SET PROBLEM:
In the entries, find all lines that hold the word "Reproduce" and copy them.

LISTED RECORDS:
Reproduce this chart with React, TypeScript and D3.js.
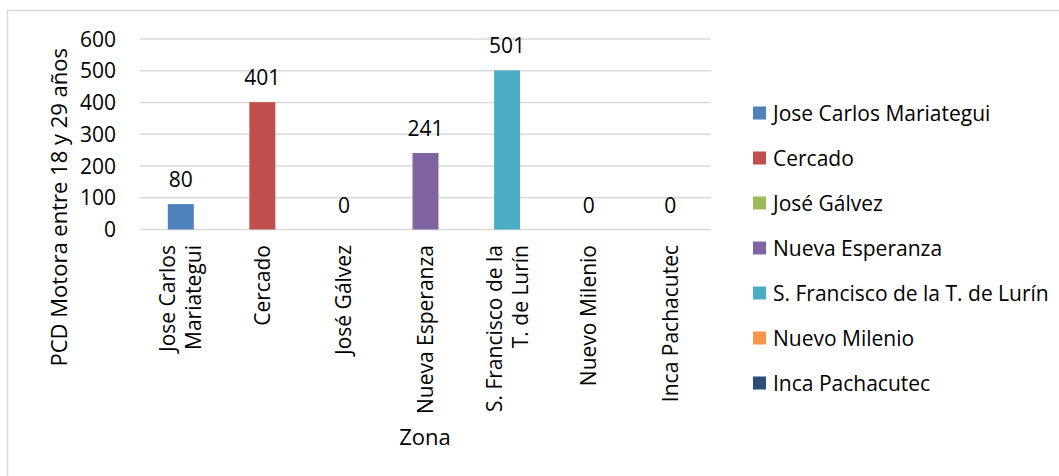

==

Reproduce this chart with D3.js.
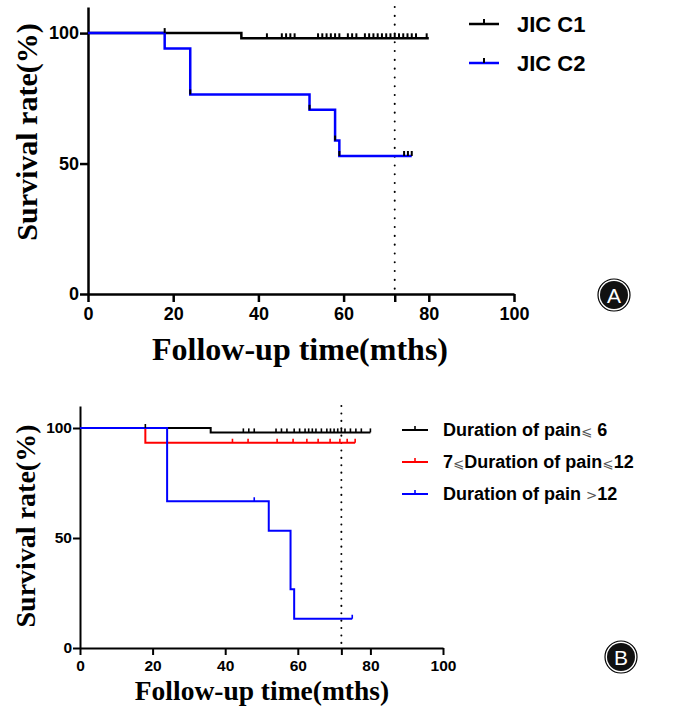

* * *

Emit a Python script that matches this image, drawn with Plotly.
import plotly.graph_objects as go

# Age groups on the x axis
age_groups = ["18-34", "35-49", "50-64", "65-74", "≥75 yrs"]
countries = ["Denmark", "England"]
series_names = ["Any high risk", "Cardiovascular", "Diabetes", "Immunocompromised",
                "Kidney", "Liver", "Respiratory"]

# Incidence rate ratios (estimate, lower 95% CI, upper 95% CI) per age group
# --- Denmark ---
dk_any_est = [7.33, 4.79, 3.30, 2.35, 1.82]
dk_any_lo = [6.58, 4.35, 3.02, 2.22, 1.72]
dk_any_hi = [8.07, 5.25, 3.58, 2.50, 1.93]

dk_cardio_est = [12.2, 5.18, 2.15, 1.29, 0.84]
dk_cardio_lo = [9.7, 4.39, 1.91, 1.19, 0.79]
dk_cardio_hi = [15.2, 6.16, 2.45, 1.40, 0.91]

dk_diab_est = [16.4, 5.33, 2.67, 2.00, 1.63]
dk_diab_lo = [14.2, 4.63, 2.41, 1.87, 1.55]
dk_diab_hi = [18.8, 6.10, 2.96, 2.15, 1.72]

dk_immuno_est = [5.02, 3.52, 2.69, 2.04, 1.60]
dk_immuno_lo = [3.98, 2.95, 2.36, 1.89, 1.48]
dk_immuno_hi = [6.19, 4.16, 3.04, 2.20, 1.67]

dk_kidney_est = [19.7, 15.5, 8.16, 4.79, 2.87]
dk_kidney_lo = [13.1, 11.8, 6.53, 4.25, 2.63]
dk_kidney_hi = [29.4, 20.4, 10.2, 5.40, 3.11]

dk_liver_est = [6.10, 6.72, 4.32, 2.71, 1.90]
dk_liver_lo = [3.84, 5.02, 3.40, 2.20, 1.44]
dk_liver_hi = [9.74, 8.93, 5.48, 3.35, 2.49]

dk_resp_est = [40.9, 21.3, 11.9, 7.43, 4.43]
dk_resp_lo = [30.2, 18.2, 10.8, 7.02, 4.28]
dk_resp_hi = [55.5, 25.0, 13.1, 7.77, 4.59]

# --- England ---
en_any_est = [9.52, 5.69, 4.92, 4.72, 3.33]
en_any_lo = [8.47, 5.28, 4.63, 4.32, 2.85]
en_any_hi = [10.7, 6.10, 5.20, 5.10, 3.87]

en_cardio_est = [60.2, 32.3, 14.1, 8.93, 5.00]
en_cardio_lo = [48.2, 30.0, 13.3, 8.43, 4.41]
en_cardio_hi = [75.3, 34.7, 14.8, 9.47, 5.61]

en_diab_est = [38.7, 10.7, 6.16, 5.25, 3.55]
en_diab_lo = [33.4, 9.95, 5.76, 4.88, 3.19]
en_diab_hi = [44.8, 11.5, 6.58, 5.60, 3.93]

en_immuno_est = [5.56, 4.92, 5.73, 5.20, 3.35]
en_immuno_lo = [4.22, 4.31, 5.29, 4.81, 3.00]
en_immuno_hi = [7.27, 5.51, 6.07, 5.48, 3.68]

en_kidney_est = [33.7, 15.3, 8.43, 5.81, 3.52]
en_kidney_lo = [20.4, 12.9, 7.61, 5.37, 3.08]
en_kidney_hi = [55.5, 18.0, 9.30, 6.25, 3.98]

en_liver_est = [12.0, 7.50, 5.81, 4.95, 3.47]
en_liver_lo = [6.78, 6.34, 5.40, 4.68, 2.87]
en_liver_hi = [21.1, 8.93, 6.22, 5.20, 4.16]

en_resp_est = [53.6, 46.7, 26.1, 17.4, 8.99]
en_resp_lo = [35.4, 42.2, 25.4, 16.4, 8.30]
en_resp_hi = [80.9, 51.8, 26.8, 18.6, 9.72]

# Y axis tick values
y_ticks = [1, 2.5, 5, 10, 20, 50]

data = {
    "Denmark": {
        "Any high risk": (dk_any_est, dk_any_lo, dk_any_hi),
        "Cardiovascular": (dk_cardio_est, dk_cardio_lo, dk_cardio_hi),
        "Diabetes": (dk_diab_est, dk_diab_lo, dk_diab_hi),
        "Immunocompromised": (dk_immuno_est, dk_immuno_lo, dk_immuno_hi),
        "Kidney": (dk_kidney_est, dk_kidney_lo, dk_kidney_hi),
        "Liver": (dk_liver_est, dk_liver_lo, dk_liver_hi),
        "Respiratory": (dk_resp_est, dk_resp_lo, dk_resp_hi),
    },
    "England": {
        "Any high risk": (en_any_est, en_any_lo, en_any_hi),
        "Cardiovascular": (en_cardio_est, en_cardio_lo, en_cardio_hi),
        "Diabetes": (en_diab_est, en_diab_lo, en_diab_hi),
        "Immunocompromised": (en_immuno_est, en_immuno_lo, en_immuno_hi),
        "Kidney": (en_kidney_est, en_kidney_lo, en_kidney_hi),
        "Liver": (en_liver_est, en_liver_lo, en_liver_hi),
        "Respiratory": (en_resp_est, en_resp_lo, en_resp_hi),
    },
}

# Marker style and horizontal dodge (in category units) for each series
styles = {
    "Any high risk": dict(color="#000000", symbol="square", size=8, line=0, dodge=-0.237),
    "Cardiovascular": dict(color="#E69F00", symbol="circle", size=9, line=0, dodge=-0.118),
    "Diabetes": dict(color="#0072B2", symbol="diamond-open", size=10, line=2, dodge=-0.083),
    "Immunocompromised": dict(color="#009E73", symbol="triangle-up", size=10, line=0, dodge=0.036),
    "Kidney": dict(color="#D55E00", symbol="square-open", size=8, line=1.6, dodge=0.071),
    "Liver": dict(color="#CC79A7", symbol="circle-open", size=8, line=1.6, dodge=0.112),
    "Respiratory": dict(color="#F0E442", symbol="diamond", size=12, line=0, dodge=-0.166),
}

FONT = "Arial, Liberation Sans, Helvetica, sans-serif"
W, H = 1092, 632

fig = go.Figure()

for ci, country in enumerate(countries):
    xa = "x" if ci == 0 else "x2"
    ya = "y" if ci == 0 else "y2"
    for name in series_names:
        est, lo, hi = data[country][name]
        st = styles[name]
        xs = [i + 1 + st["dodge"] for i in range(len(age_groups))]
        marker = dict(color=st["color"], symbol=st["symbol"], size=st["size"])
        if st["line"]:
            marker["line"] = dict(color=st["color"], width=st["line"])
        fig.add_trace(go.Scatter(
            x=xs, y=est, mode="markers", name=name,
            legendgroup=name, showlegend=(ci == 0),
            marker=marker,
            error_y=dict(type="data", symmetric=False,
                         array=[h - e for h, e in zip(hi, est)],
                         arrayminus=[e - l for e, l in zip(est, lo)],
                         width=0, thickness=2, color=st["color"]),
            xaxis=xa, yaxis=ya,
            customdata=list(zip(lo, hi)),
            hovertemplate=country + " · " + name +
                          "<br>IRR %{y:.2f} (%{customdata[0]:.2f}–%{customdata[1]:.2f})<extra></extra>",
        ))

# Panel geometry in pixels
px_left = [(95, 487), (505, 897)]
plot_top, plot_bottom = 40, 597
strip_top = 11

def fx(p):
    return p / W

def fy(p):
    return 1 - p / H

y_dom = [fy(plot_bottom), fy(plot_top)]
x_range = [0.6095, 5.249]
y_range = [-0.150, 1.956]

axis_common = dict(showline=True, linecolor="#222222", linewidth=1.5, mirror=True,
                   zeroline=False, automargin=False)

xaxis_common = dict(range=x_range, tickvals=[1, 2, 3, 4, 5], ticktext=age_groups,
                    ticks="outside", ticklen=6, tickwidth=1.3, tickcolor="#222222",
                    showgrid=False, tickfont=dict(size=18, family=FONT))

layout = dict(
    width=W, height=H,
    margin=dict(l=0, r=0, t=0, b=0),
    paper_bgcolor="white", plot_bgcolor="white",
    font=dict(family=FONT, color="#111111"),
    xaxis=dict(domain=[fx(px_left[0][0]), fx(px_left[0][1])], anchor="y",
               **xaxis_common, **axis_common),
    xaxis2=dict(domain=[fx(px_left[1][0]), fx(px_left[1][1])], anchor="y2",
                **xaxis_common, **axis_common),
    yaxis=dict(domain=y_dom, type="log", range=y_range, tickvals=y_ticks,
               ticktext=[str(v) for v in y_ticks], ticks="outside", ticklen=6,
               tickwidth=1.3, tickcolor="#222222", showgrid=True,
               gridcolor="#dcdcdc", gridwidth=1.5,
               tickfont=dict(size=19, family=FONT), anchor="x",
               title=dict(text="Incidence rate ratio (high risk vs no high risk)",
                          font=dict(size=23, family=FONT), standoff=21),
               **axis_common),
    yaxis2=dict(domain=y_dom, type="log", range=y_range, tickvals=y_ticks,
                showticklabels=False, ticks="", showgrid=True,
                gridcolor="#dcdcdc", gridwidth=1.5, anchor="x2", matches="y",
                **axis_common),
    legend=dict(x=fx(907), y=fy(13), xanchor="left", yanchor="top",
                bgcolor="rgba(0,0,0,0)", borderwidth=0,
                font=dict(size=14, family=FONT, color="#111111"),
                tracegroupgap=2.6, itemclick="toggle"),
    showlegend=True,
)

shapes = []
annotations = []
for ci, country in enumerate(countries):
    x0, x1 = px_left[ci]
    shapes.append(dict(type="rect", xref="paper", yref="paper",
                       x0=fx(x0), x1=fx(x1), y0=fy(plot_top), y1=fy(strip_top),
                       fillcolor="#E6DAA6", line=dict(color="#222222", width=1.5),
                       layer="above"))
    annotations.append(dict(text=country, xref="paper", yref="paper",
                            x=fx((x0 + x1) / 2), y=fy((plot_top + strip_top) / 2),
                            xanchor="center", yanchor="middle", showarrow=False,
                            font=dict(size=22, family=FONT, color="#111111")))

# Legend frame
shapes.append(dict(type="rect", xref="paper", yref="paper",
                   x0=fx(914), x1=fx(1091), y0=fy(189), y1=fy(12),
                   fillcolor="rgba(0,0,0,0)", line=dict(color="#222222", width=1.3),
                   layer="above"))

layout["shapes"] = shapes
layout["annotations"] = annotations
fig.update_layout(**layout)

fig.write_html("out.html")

CORRECT OUTPUT:
Reproduce this chart with React, TypeScript and D3.js.
Reproduce this chart with D3.js.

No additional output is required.